Chicken Farm Brings Art to Life for Families this New Year

 

The cold weather placed a slight damper upon the Chicken Farm Art Center's new year opening festivities this weekend. The walkways weren’t bustling as usual; however, inside the homes and shops, there was a buzz of activity.

During the Chicken Farm's first opening of 2016, Morgan Grasham, a local artist and resident of the Chicken Farm, reminisced on the culture and atmosphere of the Chicken Farm. 

“It’s a very interesting place to live," the artist stated. "Living with other artists and being surrounded by it all the time, it’s totally different than living somewhere else and visiting. You’re surrounded by creative energies all the time. But it is also a really laid back atmosphere; it’s just the culture.”

For people who made art part of their New Year's resolution, the first Saturdays of each month are the perfect time to experience the spirit of creativity. The Chicken Farm Art Center features the works of invited artists; the doors of the resident artists’ studios are open; the Chicken Pickers gather in a circle of local musicians; the blacksmiths and metal artists set up shop in the forge; and kids get free clay.
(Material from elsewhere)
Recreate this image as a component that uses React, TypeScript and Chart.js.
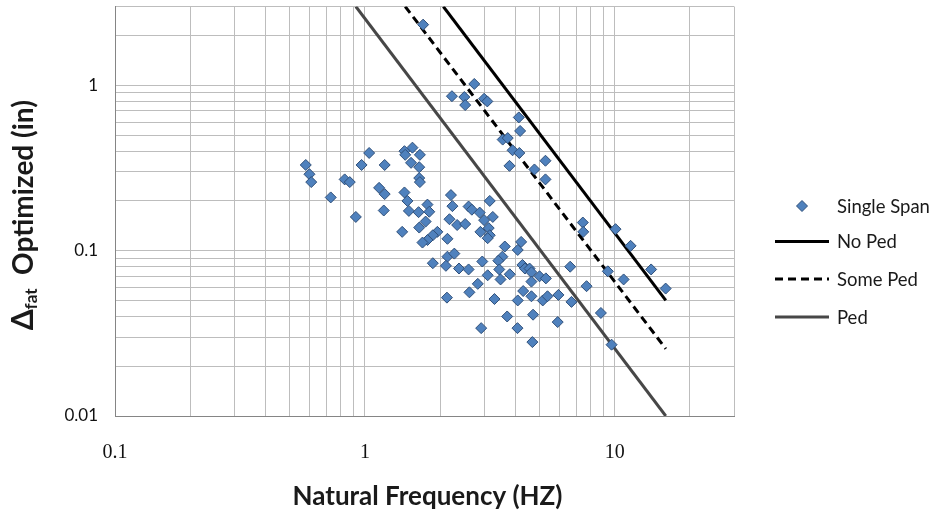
import React, { useEffect, useRef } from "react";
import { Chart, registerables } from "chart.js";

Chart.register(...registerables);

// Single span bridges: natural frequency (Hz) and optimized fatigue deflection (in)
const freqHz = [
  0.58, 0.6, 0.61, 0.73, 0.83, 0.87, 1.04, 0.97, 1.2, 1.14, 1.2, 0.92, 1.19, 1.44, 1.55, 1.45, 1.66, 1.53, 1.65, 1.65,
  1.66, 1.44, 1.48, 1.5, 1.41, 1.64, 1.78, 1.81, 1.75, 1.65, 1.95, 1.87, 1.78, 1.7,
  2.14, 2.21, 2.24, 2.18, 2.34, 2.52, 2.6, 2.68, 2.88, 3.0, 3.16, 3.25, 3.13, 2.9, 3.16, 3.1, 2.14, 2.28, 1.87, 2.11,
  2.38, 2.6, 2.95, 3.1, 2.83, 2.62, 2.13, 3.63, 4.09, 4.22, 3.55, 3.42, 3.45, 3.8, 3.49, 4.27, 4.37, 4.56, 4.64, 5.0,
  5.3, 4.64, 3.3, 4.3, 4.64, 4.09, 5.15, 5.38, 5.95, 6.71, 6.63, 7.71, 8.8, 5.91, 4.71, 3.71, 4.08, 2.92, 4.68, 9.71,
  1.71, 2.23, 2.5, 2.52, 2.74, 3.0, 3.09, 4.13, 4.18, 3.56, 3.73, 3.9, 4.15, 3.79, 4.77, 5.28, 5.28, 7.45, 7.48, 10.07,
  11.57, 9.38, 10.85, 13.98, 15.98,
];
const deltaIn = [
  0.33, 0.29, 0.26, 0.21, 0.27, 0.26, 0.39, 0.33, 0.33, 0.24, 0.22, 0.16, 0.175, 0.4, 0.42, 0.38, 0.38, 0.34, 0.32, 0.275,
  0.26, 0.225, 0.2, 0.174, 0.13, 0.171, 0.19, 0.172, 0.15, 0.138, 0.13, 0.124, 0.116, 0.112,
  0.118, 0.217, 0.186, 0.155, 0.143, 0.145, 0.185, 0.177, 0.17, 0.153, 0.2, 0.16, 0.137, 0.13, 0.124, 0.119, 0.092, 0.096, 0.084, 0.081,
  0.078, 0.077, 0.086, 0.071, 0.063, 0.056, 0.052, 0.106, 0.101, 0.113, 0.092, 0.087, 0.077, 0.072, 0.067, 0.082, 0.078, 0.078, 0.074, 0.07,
  0.068, 0.065, 0.051, 0.057, 0.053, 0.05, 0.05, 0.053, 0.054, 0.049, 0.08, 0.061, 0.042, 0.037, 0.041, 0.04, 0.034, 0.034, 0.028, 0.027,
  2.33, 0.86, 0.85, 0.76, 1.02, 0.83, 0.8, 0.64, 0.53, 0.47, 0.48, 0.405, 0.39, 0.326, 0.31, 0.35, 0.27, 0.148, 0.13, 0.135,
  0.107, 0.075, 0.067, 0.077, 0.059,
];

// Limit lines (endpoints)
const noPedFreq = [2.06, 16];
const noPedDelta = [3.0, 0.05];
const somePedFreq = [1.45, 16];
const somePedDelta = [3.0, 0.0255];
const pedFreq = [0.92, 16];
const pedDelta = [3.0, 0.01];

// Axes
const xTickValues = [
  0.1, 0.2, 0.3, 0.4, 0.5, 0.6, 0.7, 0.8, 0.9, 1, 2, 3, 4, 5, 6, 7, 8, 9, 10, 20, 30,
];
const xTickLabels = [0.1, 1, 10];
const yTickValues = [
  0.01, 0.02, 0.03, 0.04, 0.05, 0.06, 0.07, 0.08, 0.09, 0.1, 0.2, 0.3, 0.4, 0.5, 0.6, 0.7, 0.8, 0.9, 1, 2, 3,
];
const yTickLabels = [0.01, 0.1, 1];

const seriesNames = ["Single Span", "No Ped", "Some Ped", "Ped"];
const xTitle = "Natural Frequency (HZ)";
const yTitleMain = "\u0394";
const yTitleSub = "fat";
const yTitleRest = "  Optimized (in)";

const SANS = "Lato, 'Open Sans', sans-serif";
const SERIF = "'Liberation Serif', 'DejaVu Serif', serif";
const POINT_FILL = "#4f81bd";
const POINT_EDGE = "#2f4f79";
const PED_COLOR = "#474747";

const decorPlugin = {
  id: "decor",
  afterDraw(chart: any) {
    const { ctx, chartArea: a } = chart;
    ctx.save();
    ctx.fillStyle = "#1a1a1a";

    // X title
    ctx.font = `bold 26px ${SANS}`;
    ctx.textAlign = "center";
    ctx.textBaseline = "middle";
    ctx.fillText(xTitle, (a.left + a.right) / 2 + 3, a.bottom + 81);

    // Y title (rotated, with subscript)
    ctx.save();
    ctx.translate(22, (a.top + a.bottom) / 2 + 4);
    ctx.rotate(-Math.PI / 2);
    const f1 = `bold 30px ${SANS}`;
    const f2 = `bold 17px ${SANS}`;
    const f3 = `bold 28px ${SANS}`;
    ctx.font = f1;
    const w1 = ctx.measureText(yTitleMain).width;
    ctx.font = f2;
    const w2 = ctx.measureText(yTitleSub).width;
    ctx.font = f3;
    const w3 = ctx.measureText(yTitleRest).width;
    let x0 = -(w1 + w2 + w3) / 2;
    const base = 11;
    ctx.textAlign = "left";
    ctx.textBaseline = "alphabetic";
    ctx.font = f1;
    ctx.fillText(yTitleMain, x0, base);
    x0 += w1;
    ctx.font = f2;
    ctx.fillText(yTitleSub, x0, base + 4);
    x0 += w2;
    ctx.font = f3;
    ctx.fillText(yTitleRest, x0, base);
    ctx.restore();

    // Legend
    const lx = a.right + 41;
    const lw = 54;
    const tx = a.right + 103;
    const rows = [a.top + 199.5, a.top + 235, a.top + 272.5, a.top + 310.5];
    ctx.font = `18.5px ${SANS}`;
    ctx.textAlign = "left";
    ctx.textBaseline = "middle";

    // diamond
    const cx = lx + lw / 2;
    const cy = rows[0];
    const r = 5.5;
    ctx.beginPath();
    ctx.moveTo(cx - r, cy);
    ctx.lineTo(cx, cy - r);
    ctx.lineTo(cx + r, cy);
    ctx.lineTo(cx, cy + r);
    ctx.closePath();
    ctx.fillStyle = POINT_FILL;
    ctx.fill();
    ctx.strokeStyle = POINT_EDGE;
    ctx.lineWidth = 1;
    ctx.stroke();

    const lineStyles = [
      { color: "#000", dash: [] as number[] },
      { color: "#000", dash: [8, 5] },
      { color: PED_COLOR, dash: [] as number[] },
    ];
    lineStyles.forEach((s, i) => {
      const y = rows[i + 1];
      ctx.beginPath();
      ctx.setLineDash(s.dash);
      ctx.strokeStyle = s.color;
      ctx.lineWidth = 3;
      ctx.moveTo(lx, y);
      ctx.lineTo(lx + lw, y);
      ctx.stroke();
    });
    ctx.setLineDash([]);
    ctx.fillStyle = "#1a1a1a";
    seriesNames.forEach((n, i) => ctx.fillText(n, tx, rows[i] + 1));
    ctx.restore();
  },
};

export default function App() {
  const ref = useRef<HTMLCanvasElement | null>(null);

  useEffect(() => {
    if (!ref.current) return;
    const pts = freqHz.map((f, i) => ({ x: f, y: deltaIn[i] }));
    const mk = (fs: number[], ds: number[]) => fs.map((f, i) => ({ x: f, y: ds[i] }));
    const gridColor = "#bdbdbd";
    const chart = new Chart(ref.current, {
      type: "scatter",
      data: {
        datasets: [
          {
            label: seriesNames[0],
            data: pts,
            pointStyle: "rectRot",
            pointRadius: 5.5,
            pointBackgroundColor: POINT_FILL,
            pointBorderColor: POINT_EDGE,
            pointBorderWidth: 1,
            showLine: false,
          },
          {
            label: seriesNames[1],
            data: mk(noPedFreq, noPedDelta),
            showLine: true,
            borderColor: "#000",
            borderWidth: 3,
            pointRadius: 0,
          },
          {
            label: seriesNames[2],
            data: mk(somePedFreq, somePedDelta),
            showLine: true,
            borderColor: "#000",
            borderWidth: 3,
            borderDash: [8, 5],
            pointRadius: 0,
          },
          {
            label: seriesNames[3],
            data: mk(pedFreq, pedDelta),
            showLine: true,
            borderColor: PED_COLOR,
            borderWidth: 3,
            pointRadius: 0,
          },
        ],
      },
      options: {
        animation: false,
        responsive: false,
        devicePixelRatio: 1,
        layout: { padding: { left: 0, right: 199, top: 6, bottom: 0 } },
        plugins: { legend: { display: false }, tooltip: { enabled: false } },
        scales: {
          x: {
            type: "logarithmic",
            min: 0.1,
            max: 30,
            afterBuildTicks: (s: any) => {
              s.ticks = xTickValues.map((v) => ({ value: v }));
            },
            afterFit: (s: any) => {
              s.height = 95;
              s.paddingLeft = 0;
              s.paddingRight = 0;
            },
            grid: { color: gridColor, lineWidth: 1, drawTicks: false },
            border: { color: "#858585", width: 1 },
            ticks: {
              autoSkip: false,
              maxRotation: 0,
              padding: 25,
              color: "#111",
              font: { family: SERIF, size: 20 },
              callback: (v: any) => (xTickLabels.includes(Number(v)) ? String(v) : ""),
            },
          },
          y: {
            type: "logarithmic",
            min: 0.01,
            max: 3,
            afterBuildTicks: (s: any) => {
              s.ticks = yTickValues.map((v) => ({ value: v }));
            },
            afterFit: (s: any) => {
              s.width = 115;
              s.paddingTop = 0;
              s.paddingBottom = 0;
            },
            grid: { color: gridColor, lineWidth: 1, drawTicks: false },
            border: { color: "#858585", width: 1 },
            ticks: {
              autoSkip: false,
              padding: 17,
              color: "#111",
              font: { family: SANS, size: 17 },
              callback: (v: any) => (yTickLabels.includes(Number(v)) ? String(v) : ""),
            },
          },
        },
      },
      plugins: [decorPlugin],
    });
    return () => chart.destroy();
  }, []);

  return (
    <div style={{ position: "fixed", left: 0, top: 0, width: 933, height: 511, background: "#fff" }}>
      <canvas ref={ref} width={933} height={511} />
    </div>
  );
}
As painters, potters, stone and wood carvers, jewelry makers and other artists do their thing, The Silo House Restaurant serves lunch.

Blacksmiths and metal artists set up shop in the forge

Grasham explained, “On first Saturdays we always have, unless it’s too cold, free pottery throwing lessons.”
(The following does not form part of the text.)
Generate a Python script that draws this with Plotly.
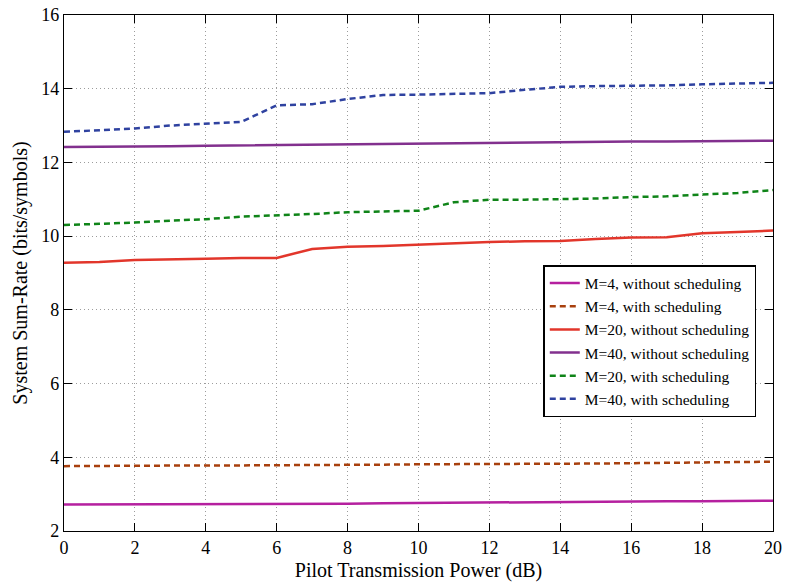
import plotly.graph_objects as go

x = list(range(0, 21))

m4_without = [2.72, 2.72, 2.72, 2.72, 2.72, 2.73, 2.73, 2.74, 2.74, 2.75, 2.76, 2.76, 2.77,
              2.78, 2.79, 2.80, 2.80, 2.81, 2.81, 2.82, 2.82]
m4_with = [3.76, 3.77, 3.77, 3.78, 3.78, 3.78, 3.78, 3.79, 3.79, 3.80, 3.81, 3.81, 3.82,
           3.82, 3.83, 3.83, 3.84, 3.85, 3.86, 3.87, 3.88]
m20_without = [9.28, 9.30, 9.35, 9.38, 9.39, 9.41, 9.41, 9.65, 9.71, 9.73, 9.77, 9.80, 9.84,
               9.86, 9.87, 9.92, 9.96, 9.97, 10.08, 10.11, 10.15]
m40_without = [12.42, 12.42, 12.43, 12.44, 12.45, 12.46, 12.49, 12.50, 12.50, 12.51, 12.52,
               12.54, 12.55, 12.56, 12.56, 12.56, 12.57, 12.57, 12.58, 12.58, 12.59]
m20_with = [10.30, 10.33, 10.37, 10.42, 10.46, 10.53, 10.56, 10.60, 10.65, 10.68, 10.69,
            10.92, 10.99, 10.99, 11.00, 11.02, 11.06, 11.08, 11.13, 11.17, 11.25]
m40_with = [12.83, 12.88, 12.92, 13.00, 13.05, 13.10, 13.55, 13.58, 13.72, 13.83, 13.84,
            13.86, 13.88, 13.97, 14.05, 14.07, 14.08, 14.09, 14.12, 14.15, 14.16]

series = [
    ("M=4, without scheduling", m4_without, "#B5209F", "solid"),
    ("M=4, with scheduling", m4_with, "#A8400E", "6px,4px"),
    ("M=20, without scheduling", m20_without, "#E2362B", "solid"),
    ("M=40, without scheduling", m40_without, "#82308E", "solid"),
    ("M=20, with scheduling", m20_with, "#0F8418", "6px,4px"),
    ("M=40, with scheduling", m40_with, "#2F42A0", "6px,4px"),
]

fig = go.Figure()
for name, ys, color, dash in series:
    fig.add_trace(go.Scatter(x=x, y=ys, mode="lines", name=name,
                             line=dict(color=color, width=2.5, dash=dash)))

font_family = "Liberation Serif, Times New Roman, serif"
axis_common = dict(
    showline=True, linecolor="black", linewidth=1.2, mirror="ticks",
    ticks="inside", ticklen=8, tickcolor="black",
    showgrid=True, gridcolor="#9c9c9c", griddash="1px,3px", gridwidth=1,
    zeroline=False, automargin=False,
    tickfont=dict(family=font_family, size=18, color="black"),
)

fig.update_layout(
    width=786, height=584,
    margin=dict(l=64, r=13, t=15, b=53, autoexpand=False),
    paper_bgcolor="white", plot_bgcolor="white",
    font=dict(family=font_family, color="black"),
    showlegend=True,
    legend=dict(
        x=0.676, y=0.5155, xanchor="left", yanchor="top",
        bgcolor="white", bordercolor="black", borderwidth=1.5,
        font=dict(family=font_family, size=15.5, color="black"),
        tracegroupgap=0, itemwidth=30,
    ),
    xaxis=dict(range=[0, 20], tickvals=list(range(0, 21, 2)),
               title=dict(text="Pilot Transmission Power (dB)",
                          font=dict(family=font_family, size=20), standoff=6),
               **axis_common),
    yaxis=dict(range=[2, 16], tickvals=list(range(2, 17, 2)),
               title=dict(text="System Sum-Rate (bits/symbols)",
                          font=dict(family=font_family, size=20), standoff=8),
               **axis_common),
)

fig.write_html("out.html")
In fact, a child who attended the Chicken Farm Art Center showed an interest on how free pottery throwing worked, so Grasham began her lesson.

“Well, Eric makes it on a wheel. The wheel spins, [and] he throws clay on it. It’s called throwing pottery right? He throws it on there and then pushes it around with his hands."
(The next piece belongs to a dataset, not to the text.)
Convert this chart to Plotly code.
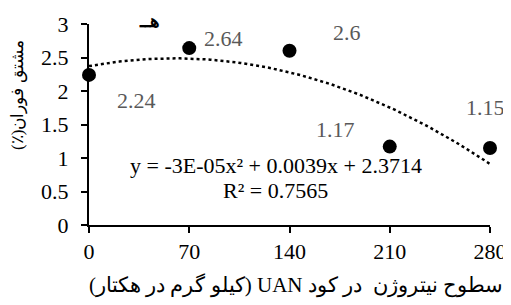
import numpy as np
import plotly.graph_objects as go

# ---- data ----
x_levels = [0, 70, 140, 210, 280]
y_values = [2.24, 2.64, 2.6, 1.17, 1.15]
point_labels = ["2.24", "2.64", "2.6", "1.17", "1.15"]
label_xshift = [47, 34, 57, -54, -5]
label_yshift = [-26, 10, 18, 17, 40]
x_tick_vals = [0, 70, 140, 210, 280]
y_tick_vals = [0, 0.5, 1, 1.5, 2, 2.5, 3]
equation_text = "y = -3E-05x² + 0.0039x + 2.3714"
r2_text = "R² = 0.7565"
panel_title = "هـ"
y_title = "مشتق فوران(٪)"
x_title = "سطوح نیتروژن  در کود UAN (کیلو گرم در هکتار)"

RLE, PDF = "\u202b", "\u202c"
SERIF = "Times New Roman, Liberation Serif, DejaVu Serif, serif"

# polynomial (order 2) trendline, as in the spreadsheet
coef = np.polyfit(x_levels, y_values, 2)
xs = np.linspace(min(x_levels), max(x_levels), 120)
ys = np.polyval(coef, xs)

fig = go.Figure()
fig.add_trace(go.Scatter(x=xs, y=ys, mode="lines",
                         line=dict(color="black", width=2.5, dash="dot"),
                         hoverinfo="skip", showlegend=False))
fig.add_trace(go.Scatter(x=x_levels, y=y_values, mode="markers",
                         marker=dict(color="black", size=14),
                         cliponaxis=False, showlegend=False))

for xv, yv, t, dx, dy in zip(x_levels, y_values, point_labels, label_xshift, label_yshift):
    fig.add_annotation(x=xv, y=yv, xref="x", yref="y", text=t, showarrow=False,
                       xshift=dx, yshift=dy, xanchor="center", yanchor="middle",
                       font=dict(family=SERIF, size=22, color="#595959"))

def paper_note(x, y, text, size, angle=0, yanchor="middle"):
    fig.add_annotation(x=x, y=y, xref="paper", yref="paper", text=text,
                       showarrow=False, xanchor="center", yanchor=yanchor,
                       textangle=angle,
                       font=dict(family=SERIF, size=size, color="black"))

paper_note(0.466, 0.294, equation_text, 22)
paper_note(0.466, 0.174, r2_text, 22)
paper_note(0.152, 1.075, "<b>" + panel_title + "ـ</b>", 18, yanchor="top")
paper_note(-0.177, 0.647, RLE + y_title + PDF, 17, angle=-90)
paper_note(0.516, -0.30, RLE + x_title + PDF, 21)

axis_common = dict(showgrid=False, zeroline=False, automargin=False,
                   showline=True, linecolor="black", linewidth=2,
                   ticks="outside", ticklen=6, tickwidth=1.5, tickcolor="black",
                   tickfont=dict(family=SERIF, size=22, color="black"))
fig.update_xaxes(range=[0, 280], tickvals=x_tick_vals, **axis_common)
fig.update_yaxes(range=[0, 3], tickvals=y_tick_vals, ticklabelstandoff=8, **axis_common)

# page body adds an 8px margin, so the figure is sized to land the plot area
# at the same window pixels as the reference
fig.update_layout(template="none", width=503, height=297,
                  margin=dict(l=81, r=21, t=16, b=80),
                  font=dict(family=SERIF),
                  paper_bgcolor="white", plot_bgcolor="white", showlegend=False)

fig.write_html("out.html")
As she continued to explain the process to the child, Grasham demonstrated the process with her hands. 

"It gets turned into a cup or a bowl and then we put it in a giant oven that bakes it at about 2000 degrees," the artist continued.

Eric Grasham showing the kids how to make a pinch pot

In addition to giving lessons on clay throwing, Grasham explained the events the Chicken Farm hosts for its guests, and what people can expect for the new year. 

”On the first Saturday, we have coloring stations, and sometimes we’ll do specific activities for the month. Like, on December's first Saturday and Thanksgiving open house, we had the kids paint a Christmas tree and then they all colored ornaments to place on the tree. In October, we had a pumpkin piñata.”

For 2016, the Center's artists are looking to do more family activities, especially for the kids.

“We’ve really enjoyed having kid activities and [are] looking to do more things like that," Grasham said. "The Chicken Farm is the best place to go for family activities. For the 4th of July, we hosted a sparkle spectacular. We bought hundreds of sparklers and gave [them to the] kids. We lit them together to celebrate the 4th of July and to raise our flag to the military. The kids love it. Families can come here and do something together and it doesn’t cost them any money. You go anywhere else and it costs you money to do something with your kids. Here there is free art stuff to do, [and] free creative activities for your kids. Parents get involved too. Everyone gets involved.”

Music has also become a regular at the Center and the Chicken Pickers also have a seasonal concert in the courtyard on the second Thursday of each month at 6:30 p.m. when the weather is nice. The concert is free, so art and music enthusiasts can bring a lawn chair, a cooler and picnic, or the restaurant at the Center offers hamburgers during the evening.

The Chicken Pickers gather in a circle of local musicians

The Chicken Farm Art Center hosts annual and monthly events and has grown into a premier West Texas/San Angelo attraction.